● **Exercise description**
Copy the records below exactly, leaving out every picture.

● **Dataset content**
┌──

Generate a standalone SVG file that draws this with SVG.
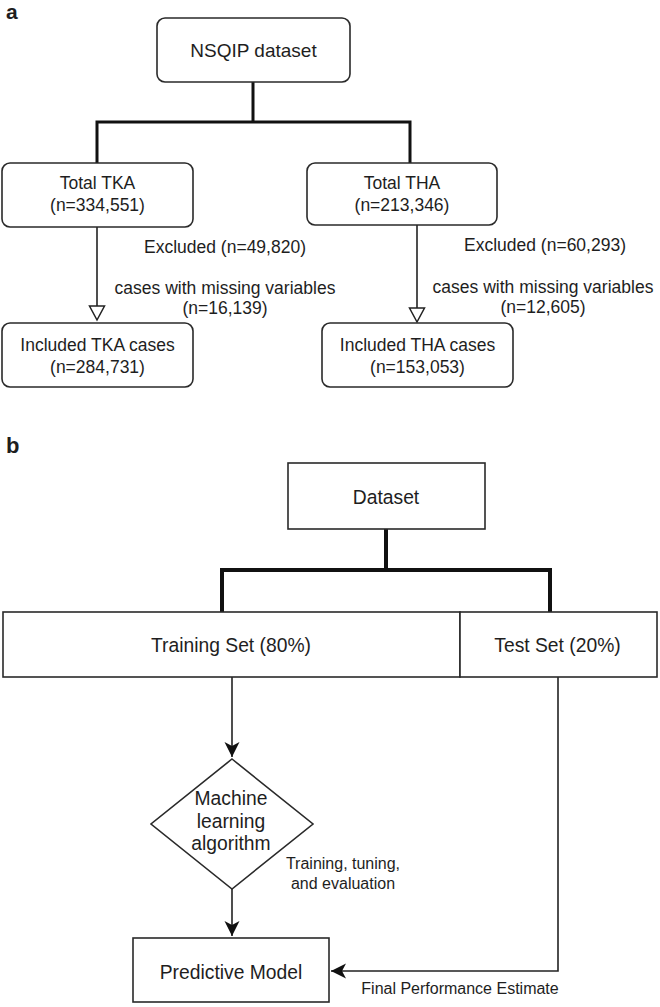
<svg xmlns="http://www.w3.org/2000/svg" width="660" height="1007" viewBox="0 0 660 1007">
<defs>
<style>
text{font-family:"Liberation Sans",Arial,sans-serif;fill:#1e1e1e;text-anchor:middle}
.lbl{font-weight:bold;font-size:21px;text-anchor:start}
.a{font-size:17.5px}
.b{font-size:19.3px}
.s{font-size:16px}
.rbox{fill:#fff;stroke:#2a2a2a;stroke-width:1.6}
.box{fill:#fff;stroke:#2a2a2a;stroke-width:1.6}
.thick{fill:none;stroke:#111;stroke-width:3}
.thickb{fill:none;stroke:#111;stroke-width:4}
.thin{fill:none;stroke:#222;stroke-width:1.6}
</style>
<marker id="hollow" markerUnits="userSpaceOnUse" markerWidth="18" markerHeight="18" viewBox="-9 -16 18 18" refX="0" refY="0" orient="auto-start-reverse">
<path d="M0,0 L-7.5,-15 L7.5,-15 Z" fill="#fff" stroke="#222" stroke-width="1.5" transform="rotate(-90)"/>
</marker>
<marker id="classic" markerUnits="userSpaceOnUse" markerWidth="18" markerHeight="18" viewBox="-16 -9 18 18" refX="0" refY="0" orient="auto">
<path d="M0,0 L-15,-7.5 L-11,0 L-15,7.5 Z" fill="#111"/>
</marker>
</defs>

<text class="lbl" x="6" y="19">a</text>
<text class="lbl" x="6" y="453" style="font-size:22px">b</text>

<g id="connectors">
<path class="thick" d="M253,82 V122 M97,163 V122 H410 V163"/>
<path class="thin" d="M97,227 V306"/>
<path d="M89.5,306 L104.5,306 L97,320 Z" fill="#fff" stroke="#222" stroke-width="1.5"/>
<path class="thin" d="M417,225 V308"/>
<path d="M409.5,308 L424.5,308 L417,322 Z" fill="#fff" stroke="#222" stroke-width="1.5"/>
<path class="thickb" d="M386,529 V570 M222,612 V570 H550 V612"/>
<path class="thin" d="M232,677 V757" marker-end="url(#classic)"/>
<path class="thin" d="M232,889 V936" marker-end="url(#classic)"/>
<path class="thin" d="M558,677 V971 H331" marker-end="url(#classic)"/>
<text class="a" x="225" y="253">Excluded (n=49,820)</text>
<text class="a" x="225" y="294">cases with missing variables</text>
<text class="a" x="225" y="314">(n=16,139)</text>
<text class="a" x="545" y="251">Excluded (n=60,293)</text>
<text class="a" x="543" y="293">cases with missing variables</text>
<text class="a" x="543" y="313">(n=12,605)</text>
<text class="s" x="343" y="869">Training, tuning,</text>
<text class="s" x="343" y="889">and evaluation</text>
<text class="s" x="460" y="994">Final Performance Estimate</text>
</g>

<g id="nsqip">
<rect class="rbox" x="157" y="18" width="193" height="64" rx="8"/>
<text x="253.5" y="57" style="font-size:19px">NSQIP dataset</text>
</g>
<g id="tka">
<rect class="rbox" x="2" y="163" width="191" height="64" rx="8"/>
<text class="a" x="97.5" y="189">Total TKA</text>
<text class="a" x="97.5" y="211">(n=334,551)</text>
</g>
<g id="tha">
<rect class="rbox" x="307" y="163" width="190" height="62" rx="8"/>
<text class="a" x="402" y="189">Total THA</text>
<text class="a" x="402" y="211">(n=213,346)</text>
</g>
<g id="inc-tka">
<rect class="rbox" x="2" y="323" width="191" height="64" rx="8"/>
<text class="a" x="97.5" y="351">Included TKA cases</text>
<text class="a" x="97.5" y="373">(n=284,731)</text>
</g>
<g id="inc-tha">
<rect class="rbox" x="322" y="323" width="191" height="64" rx="8"/>
<text class="a" x="417.5" y="351">Included THA cases</text>
<text class="a" x="417.5" y="373">(n=153,053)</text>
</g>

<g id="dataset">
<rect class="box" x="288" y="463" width="197" height="66"/>
<text class="b" x="386" y="504">Dataset</text>
</g>
<g id="training">
<rect class="box" x="3" y="612" width="457" height="65"/>
<text class="b" x="231" y="652">Training Set (80%)</text>
</g>
<g id="test">
<rect class="box" x="460" y="612" width="197" height="65"/>
<text class="b" x="557.5" y="652">Test Set (20%)</text>
</g>
<g id="ml">
<path class="box" d="M232,759 L313,824 L232,889 L151,824 Z"/>
<text class="b" x="231" y="805">Machine</text>
<text class="b" x="231" y="828">learning</text>
<text class="b" x="231" y="850">algorithm</text>
</g>
<g id="predictive">
<rect class="box" x="133" y="938" width="196" height="64"/>
<text class="b" x="231" y="979">Predictive Model</text>
</g>
</svg>
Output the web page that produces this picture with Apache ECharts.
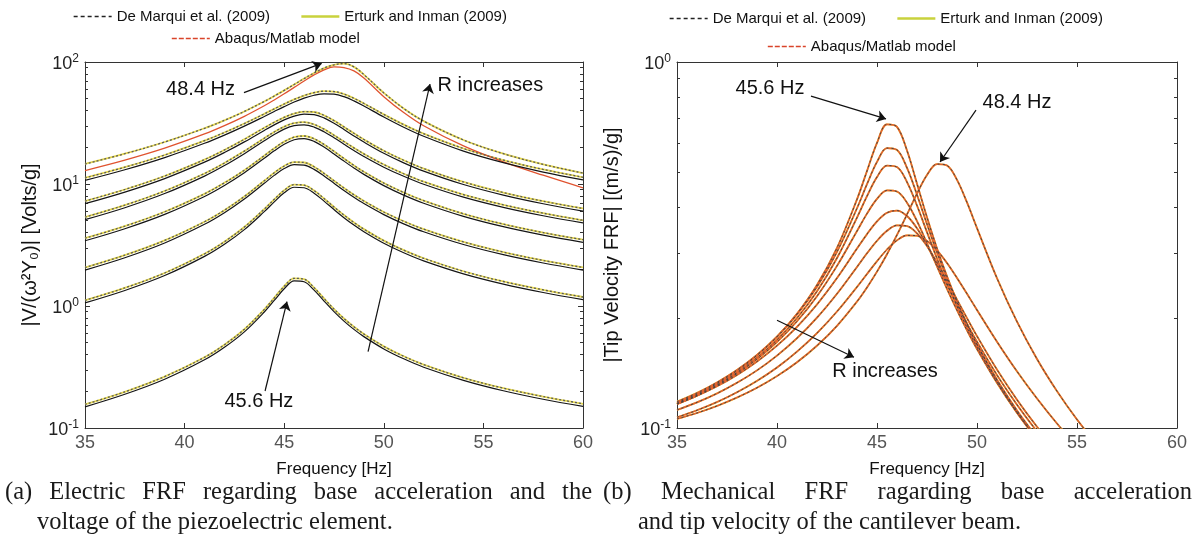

└──

● **Full response**
Generate a standalone SVG file that draws this with SVG.
<svg xmlns="http://www.w3.org/2000/svg" width="660" height="1007" viewBox="0 0 660 1007">
<defs>
<style>
text{font-family:"Liberation Sans",Arial,sans-serif;fill:#1e1e1e;text-anchor:middle}
.lbl{font-weight:bold;font-size:21px;text-anchor:start}
.a{font-size:17.5px}
.b{font-size:19.3px}
.s{font-size:16px}
.rbox{fill:#fff;stroke:#2a2a2a;stroke-width:1.6}
.box{fill:#fff;stroke:#2a2a2a;stroke-width:1.6}
.thick{fill:none;stroke:#111;stroke-width:3}
.thickb{fill:none;stroke:#111;stroke-width:4}
.thin{fill:none;stroke:#222;stroke-width:1.6}
</style>
<marker id="hollow" markerUnits="userSpaceOnUse" markerWidth="18" markerHeight="18" viewBox="-9 -16 18 18" refX="0" refY="0" orient="auto-start-reverse">
<path d="M0,0 L-7.5,-15 L7.5,-15 Z" fill="#fff" stroke="#222" stroke-width="1.5" transform="rotate(-90)"/>
</marker>
<marker id="classic" markerUnits="userSpaceOnUse" markerWidth="18" markerHeight="18" viewBox="-16 -9 18 18" refX="0" refY="0" orient="auto">
<path d="M0,0 L-15,-7.5 L-11,0 L-15,7.5 Z" fill="#111"/>
</marker>
</defs>

<text class="lbl" x="6" y="19">a</text>
<text class="lbl" x="6" y="453" style="font-size:22px">b</text>

<g id="connectors">
<path class="thick" d="M253,82 V122 M97,163 V122 H410 V163"/>
<path class="thin" d="M97,227 V306"/>
<path d="M89.5,306 L104.5,306 L97,320 Z" fill="#fff" stroke="#222" stroke-width="1.5"/>
<path class="thin" d="M417,225 V308"/>
<path d="M409.5,308 L424.5,308 L417,322 Z" fill="#fff" stroke="#222" stroke-width="1.5"/>
<path class="thickb" d="M386,529 V570 M222,612 V570 H550 V612"/>
<path class="thin" d="M232,677 V757" marker-end="url(#classic)"/>
<path class="thin" d="M232,889 V936" marker-end="url(#classic)"/>
<path class="thin" d="M558,677 V971 H331" marker-end="url(#classic)"/>
<text class="a" x="225" y="253">Excluded (n=49,820)</text>
<text class="a" x="225" y="294">cases with missing variables</text>
<text class="a" x="225" y="314">(n=16,139)</text>
<text class="a" x="545" y="251">Excluded (n=60,293)</text>
<text class="a" x="543" y="293">cases with missing variables</text>
<text class="a" x="543" y="313">(n=12,605)</text>
<text class="s" x="343" y="869">Training, tuning,</text>
<text class="s" x="343" y="889">and evaluation</text>
<text class="s" x="460" y="994">Final Performance Estimate</text>
</g>

<g id="nsqip">
<rect class="rbox" x="157" y="18" width="193" height="64" rx="8"/>
<text x="253.5" y="57" style="font-size:19px">NSQIP dataset</text>
</g>
<g id="tka">
<rect class="rbox" x="2" y="163" width="191" height="64" rx="8"/>
<text class="a" x="97.5" y="189">Total TKA</text>
<text class="a" x="97.5" y="211">(n=334,551)</text>
</g>
<g id="tha">
<rect class="rbox" x="307" y="163" width="190" height="62" rx="8"/>
<text class="a" x="402" y="189">Total THA</text>
<text class="a" x="402" y="211">(n=213,346)</text>
</g>
<g id="inc-tka">
<rect class="rbox" x="2" y="323" width="191" height="64" rx="8"/>
<text class="a" x="97.5" y="351">Included TKA cases</text>
<text class="a" x="97.5" y="373">(n=284,731)</text>
</g>
<g id="inc-tha">
<rect class="rbox" x="322" y="323" width="191" height="64" rx="8"/>
<text class="a" x="417.5" y="351">Included THA cases</text>
<text class="a" x="417.5" y="373">(n=153,053)</text>
</g>

<g id="dataset">
<rect class="box" x="288" y="463" width="197" height="66"/>
<text class="b" x="386" y="504">Dataset</text>
</g>
<g id="training">
<rect class="box" x="3" y="612" width="457" height="65"/>
<text class="b" x="231" y="652">Training Set (80%)</text>
</g>
<g id="test">
<rect class="box" x="460" y="612" width="197" height="65"/>
<text class="b" x="557.5" y="652">Test Set (20%)</text>
</g>
<g id="ml">
<path class="box" d="M232,759 L313,824 L232,889 L151,824 Z"/>
<text class="b" x="231" y="805">Machine</text>
<text class="b" x="231" y="828">learning</text>
<text class="b" x="231" y="850">algorithm</text>
</g>
<g id="predictive">
<rect class="box" x="133" y="938" width="196" height="64"/>
<text class="b" x="231" y="979">Predictive Model</text>
</g>
</svg>
Output the web page that produces this picture with Apache ECharts.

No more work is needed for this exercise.